Short task: Provide only the number of lines in the records below that include "chart".

Data for the task:
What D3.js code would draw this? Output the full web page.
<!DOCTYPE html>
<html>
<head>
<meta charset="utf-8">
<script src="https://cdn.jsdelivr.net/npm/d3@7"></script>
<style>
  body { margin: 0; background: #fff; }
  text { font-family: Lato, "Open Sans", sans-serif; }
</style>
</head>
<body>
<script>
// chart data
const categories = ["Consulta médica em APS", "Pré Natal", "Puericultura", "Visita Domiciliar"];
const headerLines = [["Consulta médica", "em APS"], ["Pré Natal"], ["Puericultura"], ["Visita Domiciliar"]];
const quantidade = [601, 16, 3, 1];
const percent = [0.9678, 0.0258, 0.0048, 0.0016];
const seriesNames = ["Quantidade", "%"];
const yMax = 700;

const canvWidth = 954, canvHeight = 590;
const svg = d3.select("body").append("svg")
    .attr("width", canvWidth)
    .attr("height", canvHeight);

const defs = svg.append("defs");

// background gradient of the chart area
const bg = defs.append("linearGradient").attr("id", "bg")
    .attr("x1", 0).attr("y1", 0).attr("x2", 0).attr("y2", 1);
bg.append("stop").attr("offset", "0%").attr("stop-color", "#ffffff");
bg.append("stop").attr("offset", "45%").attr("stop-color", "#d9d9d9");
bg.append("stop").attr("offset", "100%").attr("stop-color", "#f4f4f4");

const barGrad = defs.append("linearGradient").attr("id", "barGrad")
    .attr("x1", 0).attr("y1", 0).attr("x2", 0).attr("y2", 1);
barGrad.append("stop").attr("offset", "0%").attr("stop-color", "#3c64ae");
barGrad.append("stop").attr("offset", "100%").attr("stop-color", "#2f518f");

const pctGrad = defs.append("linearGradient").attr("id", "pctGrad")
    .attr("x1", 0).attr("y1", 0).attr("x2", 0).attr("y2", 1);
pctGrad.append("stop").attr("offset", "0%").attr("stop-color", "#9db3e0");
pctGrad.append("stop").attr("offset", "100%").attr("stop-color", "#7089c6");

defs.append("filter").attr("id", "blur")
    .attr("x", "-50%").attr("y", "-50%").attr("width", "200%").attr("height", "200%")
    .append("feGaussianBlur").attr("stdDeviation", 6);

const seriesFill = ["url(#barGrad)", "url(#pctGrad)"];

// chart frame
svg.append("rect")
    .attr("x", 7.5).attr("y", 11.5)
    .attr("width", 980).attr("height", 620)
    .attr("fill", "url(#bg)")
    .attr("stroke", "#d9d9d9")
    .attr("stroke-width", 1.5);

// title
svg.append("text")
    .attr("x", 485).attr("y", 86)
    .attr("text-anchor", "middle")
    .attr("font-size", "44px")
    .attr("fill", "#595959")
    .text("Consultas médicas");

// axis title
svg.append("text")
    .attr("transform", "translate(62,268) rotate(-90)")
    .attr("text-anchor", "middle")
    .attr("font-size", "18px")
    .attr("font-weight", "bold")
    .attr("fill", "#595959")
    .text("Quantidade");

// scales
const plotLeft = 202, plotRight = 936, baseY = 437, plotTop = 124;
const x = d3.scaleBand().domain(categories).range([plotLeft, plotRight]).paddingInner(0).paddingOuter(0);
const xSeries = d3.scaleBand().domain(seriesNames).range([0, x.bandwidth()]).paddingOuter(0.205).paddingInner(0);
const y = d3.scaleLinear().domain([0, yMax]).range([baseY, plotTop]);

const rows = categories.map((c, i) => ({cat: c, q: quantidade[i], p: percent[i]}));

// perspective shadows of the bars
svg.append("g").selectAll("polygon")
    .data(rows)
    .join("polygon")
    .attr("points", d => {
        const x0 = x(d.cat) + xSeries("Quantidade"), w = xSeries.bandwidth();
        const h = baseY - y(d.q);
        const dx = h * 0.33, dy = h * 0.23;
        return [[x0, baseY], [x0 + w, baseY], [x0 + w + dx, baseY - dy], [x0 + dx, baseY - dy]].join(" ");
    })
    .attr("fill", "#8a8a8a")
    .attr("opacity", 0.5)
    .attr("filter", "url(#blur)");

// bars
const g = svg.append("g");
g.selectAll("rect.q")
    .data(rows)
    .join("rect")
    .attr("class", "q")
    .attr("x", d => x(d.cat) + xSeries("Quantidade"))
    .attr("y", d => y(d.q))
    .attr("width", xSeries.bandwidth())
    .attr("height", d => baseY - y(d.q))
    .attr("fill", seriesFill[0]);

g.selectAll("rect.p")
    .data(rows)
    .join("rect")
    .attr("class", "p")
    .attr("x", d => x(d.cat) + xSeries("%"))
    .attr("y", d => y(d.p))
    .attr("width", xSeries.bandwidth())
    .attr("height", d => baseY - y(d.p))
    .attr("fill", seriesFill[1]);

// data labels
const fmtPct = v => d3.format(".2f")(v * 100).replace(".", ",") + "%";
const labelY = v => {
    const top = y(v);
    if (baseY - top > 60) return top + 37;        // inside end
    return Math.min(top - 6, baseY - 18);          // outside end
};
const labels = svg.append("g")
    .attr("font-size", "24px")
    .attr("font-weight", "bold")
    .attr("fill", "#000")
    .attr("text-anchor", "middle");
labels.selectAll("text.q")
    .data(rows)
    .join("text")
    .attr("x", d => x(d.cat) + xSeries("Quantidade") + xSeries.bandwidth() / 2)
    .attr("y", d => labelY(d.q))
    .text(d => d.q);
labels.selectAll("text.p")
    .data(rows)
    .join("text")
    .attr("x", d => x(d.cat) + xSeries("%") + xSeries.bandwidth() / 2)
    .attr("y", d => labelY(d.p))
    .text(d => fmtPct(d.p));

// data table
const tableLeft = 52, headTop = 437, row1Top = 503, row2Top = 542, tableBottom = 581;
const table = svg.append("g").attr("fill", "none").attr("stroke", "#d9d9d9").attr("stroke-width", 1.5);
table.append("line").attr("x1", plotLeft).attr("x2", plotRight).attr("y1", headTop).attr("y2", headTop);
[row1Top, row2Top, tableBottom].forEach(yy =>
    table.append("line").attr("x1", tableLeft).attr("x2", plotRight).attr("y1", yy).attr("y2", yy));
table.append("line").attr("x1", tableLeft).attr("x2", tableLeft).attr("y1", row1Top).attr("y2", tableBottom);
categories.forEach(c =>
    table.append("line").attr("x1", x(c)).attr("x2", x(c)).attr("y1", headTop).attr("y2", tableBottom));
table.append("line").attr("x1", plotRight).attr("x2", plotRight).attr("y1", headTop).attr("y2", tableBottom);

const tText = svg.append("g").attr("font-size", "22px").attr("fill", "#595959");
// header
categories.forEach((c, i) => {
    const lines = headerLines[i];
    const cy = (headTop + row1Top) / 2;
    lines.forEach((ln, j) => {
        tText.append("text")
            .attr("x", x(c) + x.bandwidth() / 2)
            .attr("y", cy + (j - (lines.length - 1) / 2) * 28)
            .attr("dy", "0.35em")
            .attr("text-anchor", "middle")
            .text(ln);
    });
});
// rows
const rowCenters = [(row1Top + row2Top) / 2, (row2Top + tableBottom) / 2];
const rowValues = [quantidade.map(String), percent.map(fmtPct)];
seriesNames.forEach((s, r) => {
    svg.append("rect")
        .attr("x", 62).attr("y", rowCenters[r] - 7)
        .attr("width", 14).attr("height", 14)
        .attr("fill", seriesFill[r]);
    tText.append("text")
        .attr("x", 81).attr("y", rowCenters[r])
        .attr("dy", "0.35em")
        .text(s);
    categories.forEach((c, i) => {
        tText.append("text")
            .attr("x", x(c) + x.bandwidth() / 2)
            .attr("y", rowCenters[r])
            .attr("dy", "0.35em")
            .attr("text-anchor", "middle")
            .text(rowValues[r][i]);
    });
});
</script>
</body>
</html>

...

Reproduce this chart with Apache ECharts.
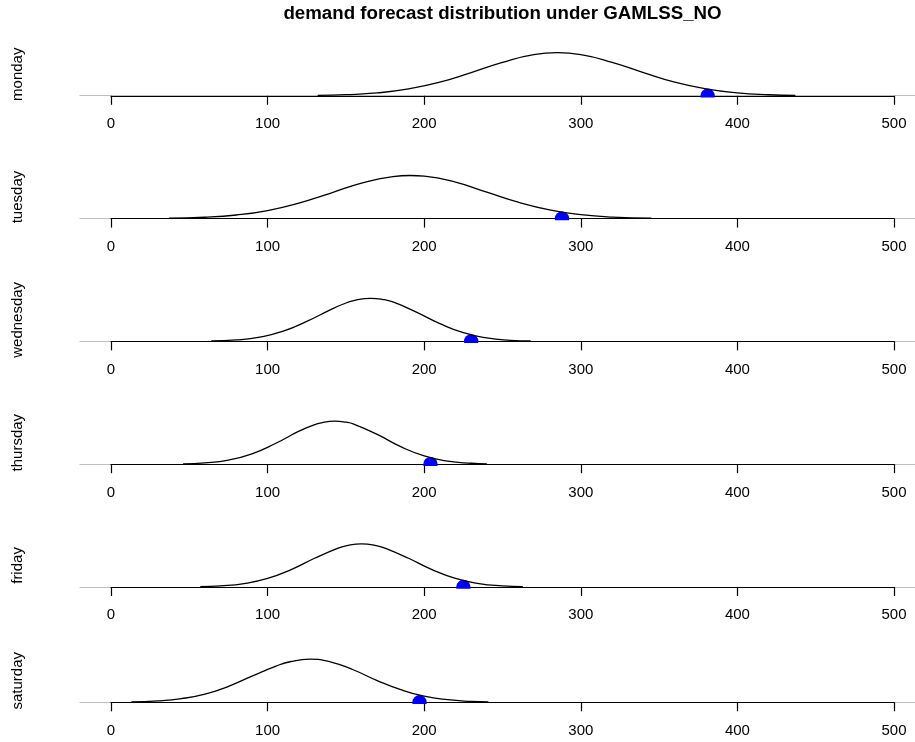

* * *

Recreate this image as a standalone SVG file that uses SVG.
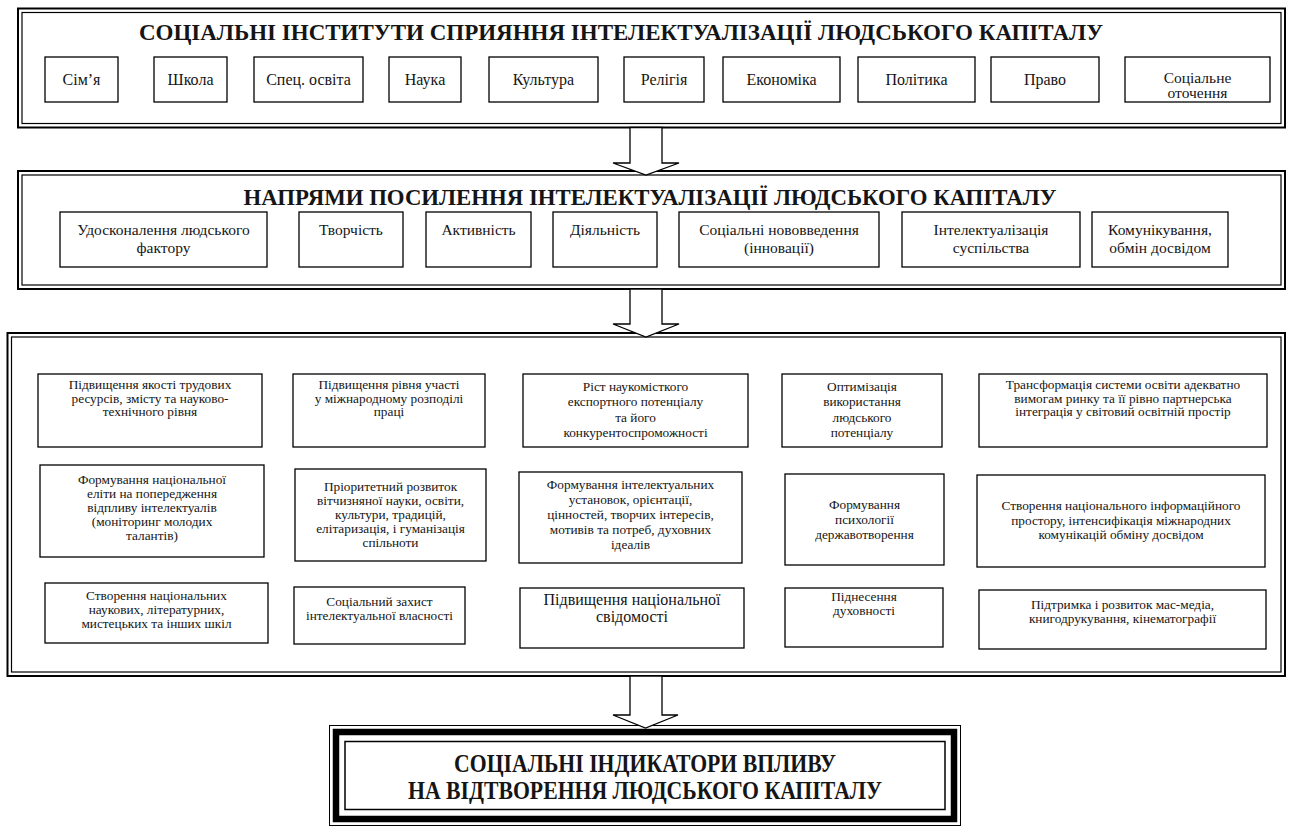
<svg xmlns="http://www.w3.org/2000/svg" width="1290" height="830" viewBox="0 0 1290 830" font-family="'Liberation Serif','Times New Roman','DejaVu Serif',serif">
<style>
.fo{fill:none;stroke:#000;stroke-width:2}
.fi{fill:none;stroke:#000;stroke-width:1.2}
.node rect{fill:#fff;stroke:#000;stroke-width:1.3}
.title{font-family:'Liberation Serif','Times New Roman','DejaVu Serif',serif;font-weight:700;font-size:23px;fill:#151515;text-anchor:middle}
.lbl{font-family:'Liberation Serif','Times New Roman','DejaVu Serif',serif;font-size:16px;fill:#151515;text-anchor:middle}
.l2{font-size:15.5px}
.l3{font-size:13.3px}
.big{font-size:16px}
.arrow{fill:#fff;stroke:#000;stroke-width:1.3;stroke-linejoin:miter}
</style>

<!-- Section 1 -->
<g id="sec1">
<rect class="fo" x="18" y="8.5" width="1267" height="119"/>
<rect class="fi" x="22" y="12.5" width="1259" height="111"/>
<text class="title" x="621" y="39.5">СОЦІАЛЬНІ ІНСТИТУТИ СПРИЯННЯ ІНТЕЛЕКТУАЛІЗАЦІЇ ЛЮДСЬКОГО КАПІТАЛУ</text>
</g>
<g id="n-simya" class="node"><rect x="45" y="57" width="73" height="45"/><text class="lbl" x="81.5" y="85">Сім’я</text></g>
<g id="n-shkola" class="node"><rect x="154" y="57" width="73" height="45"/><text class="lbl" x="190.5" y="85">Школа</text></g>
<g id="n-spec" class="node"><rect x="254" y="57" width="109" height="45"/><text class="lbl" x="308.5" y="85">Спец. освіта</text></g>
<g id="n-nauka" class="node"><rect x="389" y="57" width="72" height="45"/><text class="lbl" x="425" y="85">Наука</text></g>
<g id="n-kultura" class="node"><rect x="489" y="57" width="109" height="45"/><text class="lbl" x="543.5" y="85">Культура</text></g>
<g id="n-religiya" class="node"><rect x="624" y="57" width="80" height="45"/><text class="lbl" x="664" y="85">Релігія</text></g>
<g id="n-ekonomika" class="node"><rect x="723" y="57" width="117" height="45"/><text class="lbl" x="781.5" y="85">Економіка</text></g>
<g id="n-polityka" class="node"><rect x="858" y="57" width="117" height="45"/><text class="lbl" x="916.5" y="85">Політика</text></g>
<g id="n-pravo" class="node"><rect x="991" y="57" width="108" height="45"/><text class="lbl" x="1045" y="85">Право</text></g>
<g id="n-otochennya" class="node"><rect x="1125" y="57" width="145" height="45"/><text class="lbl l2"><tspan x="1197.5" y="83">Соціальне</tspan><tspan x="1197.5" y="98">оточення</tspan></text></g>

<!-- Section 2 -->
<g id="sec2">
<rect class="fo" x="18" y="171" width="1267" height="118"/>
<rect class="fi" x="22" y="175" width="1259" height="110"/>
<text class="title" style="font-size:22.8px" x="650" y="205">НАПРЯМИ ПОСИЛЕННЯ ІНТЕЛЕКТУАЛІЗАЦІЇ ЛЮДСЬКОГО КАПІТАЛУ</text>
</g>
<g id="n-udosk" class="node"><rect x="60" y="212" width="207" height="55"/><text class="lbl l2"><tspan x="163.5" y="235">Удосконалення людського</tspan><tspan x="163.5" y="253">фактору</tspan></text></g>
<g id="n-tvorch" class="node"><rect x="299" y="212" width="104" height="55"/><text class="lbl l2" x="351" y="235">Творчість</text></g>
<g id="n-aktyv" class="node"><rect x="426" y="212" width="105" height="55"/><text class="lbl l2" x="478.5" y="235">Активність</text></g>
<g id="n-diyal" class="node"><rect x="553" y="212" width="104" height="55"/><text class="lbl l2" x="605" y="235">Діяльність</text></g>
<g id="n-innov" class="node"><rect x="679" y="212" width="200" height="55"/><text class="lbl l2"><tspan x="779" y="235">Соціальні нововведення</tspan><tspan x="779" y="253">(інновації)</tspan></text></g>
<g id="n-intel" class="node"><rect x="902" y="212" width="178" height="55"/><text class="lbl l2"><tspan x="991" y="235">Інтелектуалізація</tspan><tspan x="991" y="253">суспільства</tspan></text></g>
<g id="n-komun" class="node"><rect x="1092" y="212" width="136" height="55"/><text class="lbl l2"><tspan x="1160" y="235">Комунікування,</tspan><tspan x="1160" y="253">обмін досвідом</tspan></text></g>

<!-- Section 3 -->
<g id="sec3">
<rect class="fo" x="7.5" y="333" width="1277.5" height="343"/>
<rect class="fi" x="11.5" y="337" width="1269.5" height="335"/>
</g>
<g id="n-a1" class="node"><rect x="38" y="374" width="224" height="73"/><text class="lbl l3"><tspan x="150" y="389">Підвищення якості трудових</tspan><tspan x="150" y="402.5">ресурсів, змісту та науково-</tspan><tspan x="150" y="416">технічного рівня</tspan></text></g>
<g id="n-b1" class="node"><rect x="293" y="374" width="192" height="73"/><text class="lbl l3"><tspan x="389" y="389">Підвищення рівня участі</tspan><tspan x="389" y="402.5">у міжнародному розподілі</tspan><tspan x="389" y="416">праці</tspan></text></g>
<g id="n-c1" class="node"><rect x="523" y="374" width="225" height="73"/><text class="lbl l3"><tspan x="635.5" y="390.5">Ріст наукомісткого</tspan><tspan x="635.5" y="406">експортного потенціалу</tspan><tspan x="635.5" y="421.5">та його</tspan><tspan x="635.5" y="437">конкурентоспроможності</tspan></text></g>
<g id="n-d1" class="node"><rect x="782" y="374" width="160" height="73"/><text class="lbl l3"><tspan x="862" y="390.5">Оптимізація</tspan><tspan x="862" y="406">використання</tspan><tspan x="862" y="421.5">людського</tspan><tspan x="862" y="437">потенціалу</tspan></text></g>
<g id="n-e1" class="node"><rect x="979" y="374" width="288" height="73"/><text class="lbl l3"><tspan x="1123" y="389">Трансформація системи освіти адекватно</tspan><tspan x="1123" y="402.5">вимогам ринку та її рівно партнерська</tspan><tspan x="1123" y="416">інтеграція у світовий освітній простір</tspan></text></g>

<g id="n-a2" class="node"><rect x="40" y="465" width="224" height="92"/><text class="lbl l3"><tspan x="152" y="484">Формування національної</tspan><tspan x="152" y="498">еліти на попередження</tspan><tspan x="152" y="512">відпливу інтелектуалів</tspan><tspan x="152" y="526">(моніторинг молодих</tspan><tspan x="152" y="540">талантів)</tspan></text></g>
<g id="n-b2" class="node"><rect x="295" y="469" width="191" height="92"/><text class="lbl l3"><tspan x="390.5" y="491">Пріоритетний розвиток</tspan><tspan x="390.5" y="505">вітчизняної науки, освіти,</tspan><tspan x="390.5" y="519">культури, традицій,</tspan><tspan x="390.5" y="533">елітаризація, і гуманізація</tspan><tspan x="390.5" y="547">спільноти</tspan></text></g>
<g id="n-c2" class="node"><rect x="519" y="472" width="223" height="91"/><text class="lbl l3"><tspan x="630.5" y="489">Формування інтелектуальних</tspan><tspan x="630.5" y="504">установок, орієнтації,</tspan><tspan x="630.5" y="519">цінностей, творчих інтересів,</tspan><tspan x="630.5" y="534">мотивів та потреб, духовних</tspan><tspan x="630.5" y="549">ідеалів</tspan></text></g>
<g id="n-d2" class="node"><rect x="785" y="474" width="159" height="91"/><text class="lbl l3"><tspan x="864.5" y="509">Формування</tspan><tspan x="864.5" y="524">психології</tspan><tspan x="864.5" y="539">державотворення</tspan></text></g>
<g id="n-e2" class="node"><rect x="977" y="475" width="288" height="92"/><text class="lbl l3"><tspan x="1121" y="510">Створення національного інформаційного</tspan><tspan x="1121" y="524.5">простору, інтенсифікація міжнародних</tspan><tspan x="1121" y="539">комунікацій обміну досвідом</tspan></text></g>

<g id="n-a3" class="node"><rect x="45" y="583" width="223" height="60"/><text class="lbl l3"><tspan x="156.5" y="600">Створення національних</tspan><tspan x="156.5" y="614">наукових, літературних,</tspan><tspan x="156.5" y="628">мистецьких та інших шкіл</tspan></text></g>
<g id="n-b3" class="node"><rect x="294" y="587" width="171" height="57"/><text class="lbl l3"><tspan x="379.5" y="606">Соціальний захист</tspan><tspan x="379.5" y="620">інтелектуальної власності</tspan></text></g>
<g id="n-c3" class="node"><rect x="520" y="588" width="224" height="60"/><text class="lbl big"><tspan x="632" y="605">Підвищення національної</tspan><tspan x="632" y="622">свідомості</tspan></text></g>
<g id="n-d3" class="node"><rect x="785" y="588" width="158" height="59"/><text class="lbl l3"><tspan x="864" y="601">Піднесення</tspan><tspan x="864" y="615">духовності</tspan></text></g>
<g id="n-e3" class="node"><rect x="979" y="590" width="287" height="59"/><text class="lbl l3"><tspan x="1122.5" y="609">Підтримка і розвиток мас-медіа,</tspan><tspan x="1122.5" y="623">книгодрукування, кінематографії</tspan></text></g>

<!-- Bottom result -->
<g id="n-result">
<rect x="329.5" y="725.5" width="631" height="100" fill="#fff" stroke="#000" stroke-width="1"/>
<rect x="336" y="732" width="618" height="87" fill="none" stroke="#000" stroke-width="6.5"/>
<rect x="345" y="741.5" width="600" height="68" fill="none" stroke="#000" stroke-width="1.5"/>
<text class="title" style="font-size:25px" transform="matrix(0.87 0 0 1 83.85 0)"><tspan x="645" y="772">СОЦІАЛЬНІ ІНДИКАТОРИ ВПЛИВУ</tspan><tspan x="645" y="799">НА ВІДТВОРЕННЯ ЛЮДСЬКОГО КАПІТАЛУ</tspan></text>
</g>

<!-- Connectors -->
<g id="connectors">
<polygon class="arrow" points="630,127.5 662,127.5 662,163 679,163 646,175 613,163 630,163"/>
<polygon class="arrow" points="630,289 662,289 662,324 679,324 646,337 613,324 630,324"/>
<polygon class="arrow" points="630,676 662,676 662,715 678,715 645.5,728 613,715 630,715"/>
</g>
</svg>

Task result: 4